The agency requires world passports to be periodically renewed, just like national passports, and WSA scans each returned page for entry, exit, and visa stamps, archiving examples online. The organization uses this as proof that the world passports are being unofficially accepted by more than 170 countries and territories around the globe, despite only being officially recognized by six (Burkina Faso, Ecuador, Mauritania, Tanzania, Togo, and Zambia).

After his arrest, Bey pointed out that the South African government has, in the past, recognized world passports "on numerous occasions… in ports Johannesburg and Cape Town, as early as 1996 and as late as 2015." Gallup says this kind of de facto recognition of world passports could undermine the charges against Bey, though the legal experts seem divided on how this defense could play.

Richard Boswell, an immigration law professor at UC Hastings, says he doesn't see how "unofficial" past recognition would obligate the government to recognize the documents in the future. "In the US, [this] would be regarded as an error," Boswell told me. "I just don't see how one low-level border official could bind a nation to recognize this passport."

On the other hand, when a country has a history of not exercising certain laws and then suddenly does so against an individual, it can be considered pretextual use of the law, according to Holly Cooper, associate director of Immigration Law Clinic at UC Davis. "Here, because Yasiin Bey has taken controversial political positions, it is very likely that South Africa is using its immigration laws to punish Mr. Bey for his opinion[s]—if it is true that in the past [South Africa has] accepted WSA passports."

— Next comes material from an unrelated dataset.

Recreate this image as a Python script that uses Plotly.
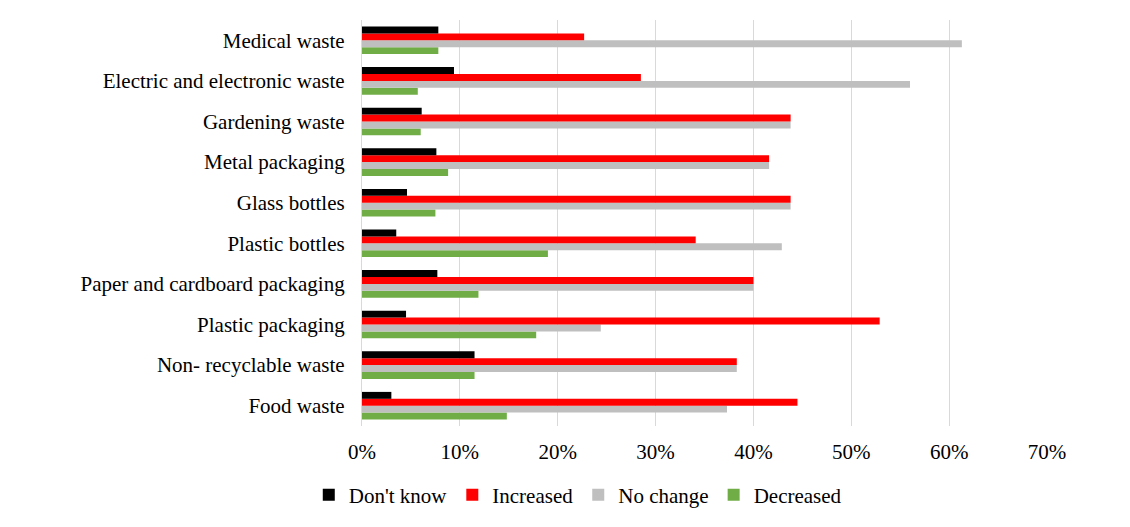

Gallup, for his part, says the WSA sent Bey's attorney "very recent stamps from South Africa—one of the most recent ones, from August, was a work authorization and residency stamp in a world passport given by the Home Affairs office. There were also ones from [20]14, [20]13, [20]12, so for them to say they don't recognize it is a misrepresentation of the truth."

Gallup also wrote a "legal validity letter" to the South African government on Bey's behalf to assert the state's legal obligation to respect Bey's freedom of travel. Gallup noted that this is considered an innate, inalienable right by most governments, and in the Universal Declaration of Human Rights.

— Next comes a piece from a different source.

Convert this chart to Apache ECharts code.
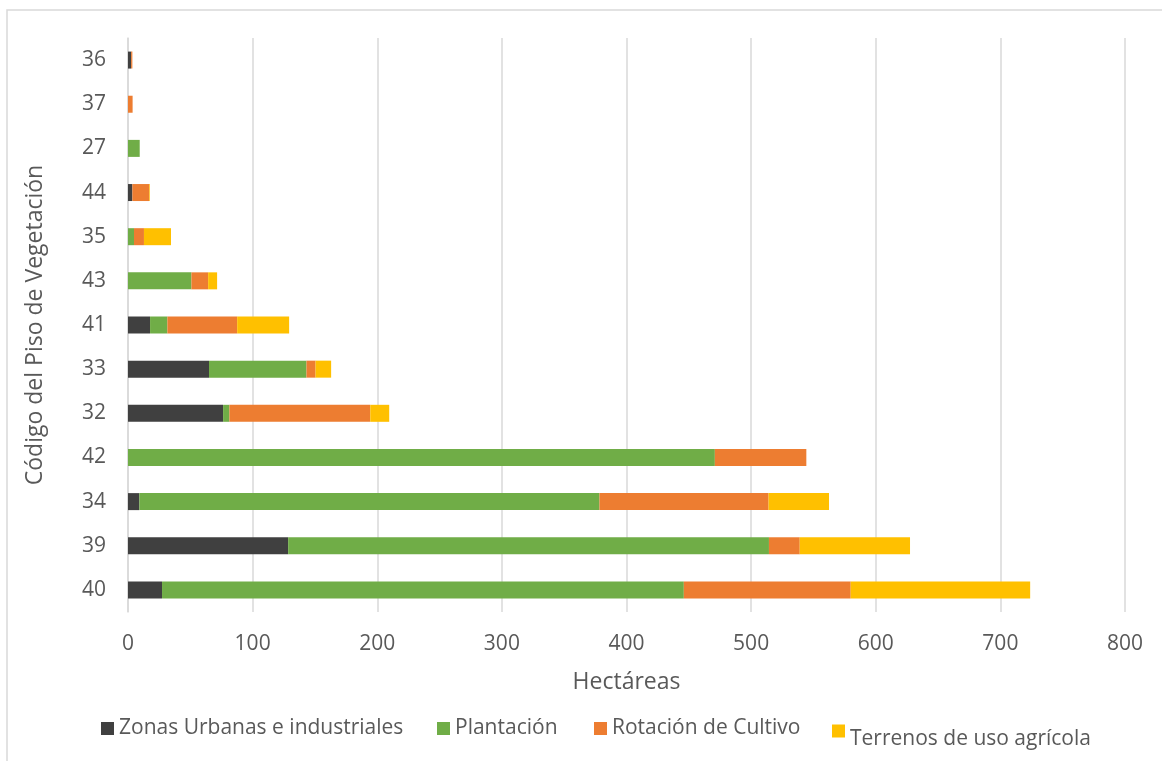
<!DOCTYPE html>
<html>
<head>
<meta charset="utf-8">
<script src="https://cdn.jsdelivr.net/npm/echarts@6/dist/echarts.min.js"></script>
<style>
  html, body { margin: 0; padding: 0; background: #fff; }
  #chart { width: 1162px; height: 761px; }
</style>
</head>
<body>
<div id="chart"></div>
<script>
// Vegetation floor codes, top to bottom
const categories = ['36', '37', '27', '44', '35', '43', '41', '33', '32', '42', '34', '39', '40'];

// Hectares per land-use class
const zonasUrbanas = [2.5, 0, 0, 3.5, 0, 0, 17.7, 65, 76.3, 0, 9.1, 128.5, 27.3];
const plantacion   = [0, 0, 9.4, 0, 4.8, 50.9, 13.9, 78.2, 5.1, 470.9, 369.2, 385.8, 418.7];
const rotacion     = [1, 3.7, 0, 13.6, 8, 13.4, 56, 7.3, 113, 73.4, 135.7, 24.7, 133.9];
const terrenos     = [0, 0, 0, 0.5, 21.7, 7.2, 41.7, 12.5, 15.2, 0, 48.5, 88.5, 144];

const seriesNames = ['Zonas Urbanas e industriales', 'Plantación', 'Rotación de Cultivo', 'Terrenos de uso agrícola'];
const seriesColors = ['#404040', '#70AD47', '#ED7D31', '#FFC000'];
const seriesData = [zonasUrbanas, plantacion, rotacion, terrenos];

const FONT = 'Open Sans';
const TEXT = '#595959';

const chart = echarts.init(document.getElementById('chart'), null, { renderer: 'canvas' });

function legendAt(name, left, top, extra) {
  return Object.assign({
    data: [name],
    left: left,
    top: top,
    padding: 0,
    itemWidth: 13,
    itemHeight: 13,
    itemGap: 0,
    icon: 'rect',
    textStyle: {
      fontFamily: FONT,
      fontSize: 21,
      color: TEXT,
      lineHeight: 24
    }
  }, extra || {});
}

chart.setOption({
  animation: false,
  backgroundColor: '#fff',
  graphic: [{
    type: 'rect',
    shape: { x: 7, y: 10, width: 1170, height: 800 },
    style: { fill: 'none', stroke: '#d9d9d9', lineWidth: 1.5 },
    silent: true
  }],
  grid: { left: 128, right: 37, top: 38, bottom: 149 },
  legend: [
    legendAt(seriesNames[0], 101, 716.5),
    legendAt(seriesNames[1], 437, 716.5),
    legendAt(seriesNames[2], 594, 716.5),
    // last entry sits its label a line lower than its swatch
    legendAt(seriesNames[3], 832, 712.5, {
      formatter: '\n{name}',
      textStyle: { fontFamily: FONT, fontSize: 21, color: TEXT, lineHeight: 16 }
    })
  ],
  xAxis: {
    type: 'value',
    min: 0,
    max: 800,
    interval: 100,
    name: 'Hectáreas',
    nameLocation: 'middle',
    nameGap: 59,
    nameTextStyle: { fontFamily: FONT, fontSize: 23, color: TEXT },
    axisLine: { show: false },
    axisTick: { show: false },
    axisLabel: { fontFamily: FONT, fontSize: 21, color: TEXT, margin: 22 },
    splitLine: { lineStyle: { color: '#d9d9d9', width: 1.5 } }
  },
  yAxis: {
    type: 'category',
    data: categories,
    inverse: true,
    name: 'Código del Piso de Vegetación',
    nameLocation: 'middle',
    nameGap: 81,
    nameRotate: 90,
    nameTextStyle: { fontFamily: FONT, fontSize: 23, color: TEXT },
    axisLine: { show: true, lineStyle: { color: '#d9d9d9', width: 1.5 } },
    axisTick: { show: false },
    axisLabel: { fontFamily: FONT, fontSize: 21, color: TEXT, margin: 22 },
    splitLine: { show: false }
  },
  series: seriesNames.map((name, i) => ({
    name: name,
    type: 'bar',
    stack: 'total',
    barWidth: 17,
    data: seriesData[i],
    itemStyle: { color: seriesColors[i] }
  }))
});
</script>
</body>
</html>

Gallup says that the WSA grants this kind of supportive advocacy (but not legal representation) to anyone who calls for help in asserting rights to travel, identification, or recognition—regardless of whether the caller actually possess WSA documents. They fully advise applications on both the legal limitations of world documents and the best practices for persuading authorities to accept them.

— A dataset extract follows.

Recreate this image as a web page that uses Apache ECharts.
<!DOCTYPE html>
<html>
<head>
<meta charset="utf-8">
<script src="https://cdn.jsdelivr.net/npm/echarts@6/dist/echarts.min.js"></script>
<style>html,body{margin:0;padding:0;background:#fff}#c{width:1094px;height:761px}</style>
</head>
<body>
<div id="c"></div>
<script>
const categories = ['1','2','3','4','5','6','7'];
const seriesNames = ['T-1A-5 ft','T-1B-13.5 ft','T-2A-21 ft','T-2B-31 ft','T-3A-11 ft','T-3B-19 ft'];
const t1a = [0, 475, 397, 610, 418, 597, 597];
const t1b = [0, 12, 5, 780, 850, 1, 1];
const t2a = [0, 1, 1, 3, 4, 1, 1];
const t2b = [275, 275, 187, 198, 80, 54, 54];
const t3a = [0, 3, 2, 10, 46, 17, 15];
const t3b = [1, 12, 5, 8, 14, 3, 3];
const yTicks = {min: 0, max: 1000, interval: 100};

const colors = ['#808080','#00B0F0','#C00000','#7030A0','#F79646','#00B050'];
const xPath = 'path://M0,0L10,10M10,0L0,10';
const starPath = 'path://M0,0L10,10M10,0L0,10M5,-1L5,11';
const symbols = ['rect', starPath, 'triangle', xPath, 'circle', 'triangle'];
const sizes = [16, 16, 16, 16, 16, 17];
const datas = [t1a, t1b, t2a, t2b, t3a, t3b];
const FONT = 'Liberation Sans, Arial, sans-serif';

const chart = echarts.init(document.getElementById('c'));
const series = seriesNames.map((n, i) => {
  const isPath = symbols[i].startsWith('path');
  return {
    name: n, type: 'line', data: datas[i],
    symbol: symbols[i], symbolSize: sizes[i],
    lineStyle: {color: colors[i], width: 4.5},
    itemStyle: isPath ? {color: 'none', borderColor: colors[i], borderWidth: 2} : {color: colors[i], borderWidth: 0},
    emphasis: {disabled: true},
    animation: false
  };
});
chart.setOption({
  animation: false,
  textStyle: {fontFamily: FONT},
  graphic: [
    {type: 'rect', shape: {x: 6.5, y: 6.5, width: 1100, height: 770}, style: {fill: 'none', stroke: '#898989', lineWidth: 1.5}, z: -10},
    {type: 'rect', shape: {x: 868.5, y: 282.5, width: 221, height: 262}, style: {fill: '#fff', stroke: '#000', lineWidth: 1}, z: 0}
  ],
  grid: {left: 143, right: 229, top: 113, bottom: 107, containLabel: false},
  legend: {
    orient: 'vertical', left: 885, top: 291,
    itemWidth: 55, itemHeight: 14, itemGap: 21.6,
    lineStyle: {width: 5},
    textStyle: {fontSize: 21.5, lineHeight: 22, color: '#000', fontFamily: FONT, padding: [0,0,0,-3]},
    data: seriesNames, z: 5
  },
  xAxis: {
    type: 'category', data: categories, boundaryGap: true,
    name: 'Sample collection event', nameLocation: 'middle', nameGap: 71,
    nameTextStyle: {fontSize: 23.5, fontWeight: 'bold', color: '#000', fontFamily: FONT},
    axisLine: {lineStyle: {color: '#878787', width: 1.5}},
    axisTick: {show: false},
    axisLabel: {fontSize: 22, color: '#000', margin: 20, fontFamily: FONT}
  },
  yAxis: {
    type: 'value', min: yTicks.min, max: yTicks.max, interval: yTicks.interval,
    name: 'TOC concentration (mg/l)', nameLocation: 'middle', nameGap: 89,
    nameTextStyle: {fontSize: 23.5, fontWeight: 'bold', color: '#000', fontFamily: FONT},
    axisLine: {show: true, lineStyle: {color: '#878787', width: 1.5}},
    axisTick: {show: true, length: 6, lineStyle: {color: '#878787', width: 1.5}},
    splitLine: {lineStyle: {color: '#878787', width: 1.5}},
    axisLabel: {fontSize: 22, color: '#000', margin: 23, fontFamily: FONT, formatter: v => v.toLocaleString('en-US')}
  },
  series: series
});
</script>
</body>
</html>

There have been accusations that this unquestioning support could allow world passport holders to use the documents for criminal purposes: In 2006, an American-born terrorist used one to travel around South America, where he planned two hotel bombings; in 1996, a cruise ship hijacker used one to flee from Italy to Spain before he was eventually recaptured. But of the 750,000 world passports issued since 1954, the rate of abuse seems fairly low.

Gallup emphasized that WSA strictly complies with US national security laws: They don't work with anyone based in heavily sanctioned countries like Syria, Iran, Sudan, Somalia, and North Korea (despite these states' dire human rights regimes), or support anyone who appears on an FBI or terror watch list, and they claim to fully research the background and identity of all applicants.

While the practical effect of WSA's advocacy may not always be as apparent, as in cases like Bey's, their philosophical logic regarding international human rights is sound—that is, "the World Passport represents the inalienable human right of freedom of travel on planet Earth."

Bey is due to appear in South African court on March 8 to face the charges against him.